Which brings us to MF Global.
Last week we made a post about MF Global, Rehypothecation and Canadian Banks
. It turns out that in investment banking, assets deposited with a broker can be hypothecated such that a broker may sell securities if an investor fails to keep up credit payments or if the securities drop in value and the investor fails to respond to a margin call (a request for more capital).
Re-hypothecation occurs when a bank or broker re-uses collateral posted by clients, such as hedge funds, to back the broker’s own trades and borrowings.
This practice of re-hypothecation runs into the trillions of dollars and is perfectly legal.
It is justified by brokers on the basis that it is a capital efficient way of financing their operations much to the chagrin of hedge funds. In the UK, there is absolutely no statutory limit on the amount that can be re-hypothecated.
When MF Global went bankrupt news immediately spread that investors like Gerald Celente, who was heavily invested in paper futures contracts, got screwed.
His so-called 'gold' held at MF Global was instantly rendered a "General Unsecured Claim" and Celente may or may not receive a pennies on the dollar equitable treatment post liquidation.
What was less known was the fate of physical gold in the hands of the very same insolvent MF Global financial syndicate.
Last week Bloomberg
broke a stunning story whereby HSBC was suing the MF Global brokerage trustee to establish who was the rightful owner of gold bars worth about $850,000 and silver bars underlying contracts between the brokerage and a client.
In it's court filing HSBC wrote, "Five gold bars and 15 silver bars underlie eight Comex contracts between the brokerage and client Jason Fane of Ithaca, New York, London-based HSBC."
Both parties (Jason Fane and MF Global) have asserted claims to the bars, creating difficulties for HSBC, which is storing them.

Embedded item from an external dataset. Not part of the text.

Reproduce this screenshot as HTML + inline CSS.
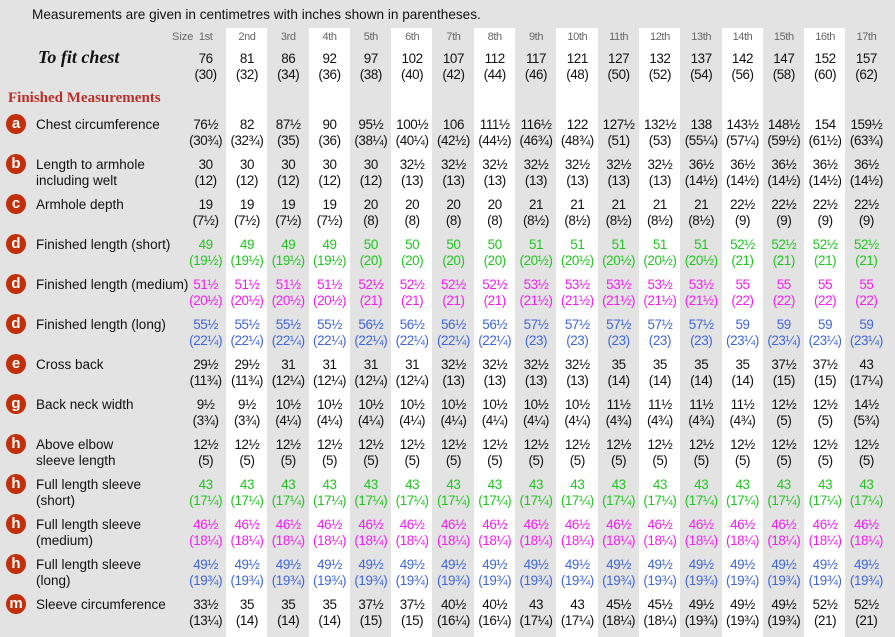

Jason Fane claims he deposited the bars with MF Global for storage. And MF Global has used the bars for collatteral in it's own dealings (rehypothecation).
HSBC has asked a judge to decide who the rightful owner is.
“HSBC has received conflicting instructions regarding ownership and disposition of the property. Accordingly, HSBC is exposed to multiple liabilities with respect to the disposition of the properties.”
Fane wrote HSBC after the bankruptcy, asking the bank to transfer the bars to his account at Brink’s, according to a copy of his letter filed in court. The trustee wrote HSBC saying the gold and silver was “customer property,” (property of MF Global, a customer of HSBC) and the bank shouldn’t turn it over to Fane.
MF Global's liquidation trustee James Giddens was basically saying Fane could not have his Gold and Silver back. The trustee claims MF Global rehypothecated Fane's Gold and Silver as collateral when it purchased CDS contracts. Thus the trustee will be taking the delivery of the said Gold and Silver due to it's SENIOR creditor status.
The crux of this suit is whether or not MF Global was rehypothecating, or lending, or repoing, that one physical asset that it should not have been transferring ownership rights to under any circumstances.
This is at the heart of the whole commingling situation: was MF Global using rehypothecated client gold to satisfy liabilities?
The thought alone should send shivers up the spine of all those who have been deriding Gold/Silver bugs, who have been warning about precisely this for years.
The implications could be staggering.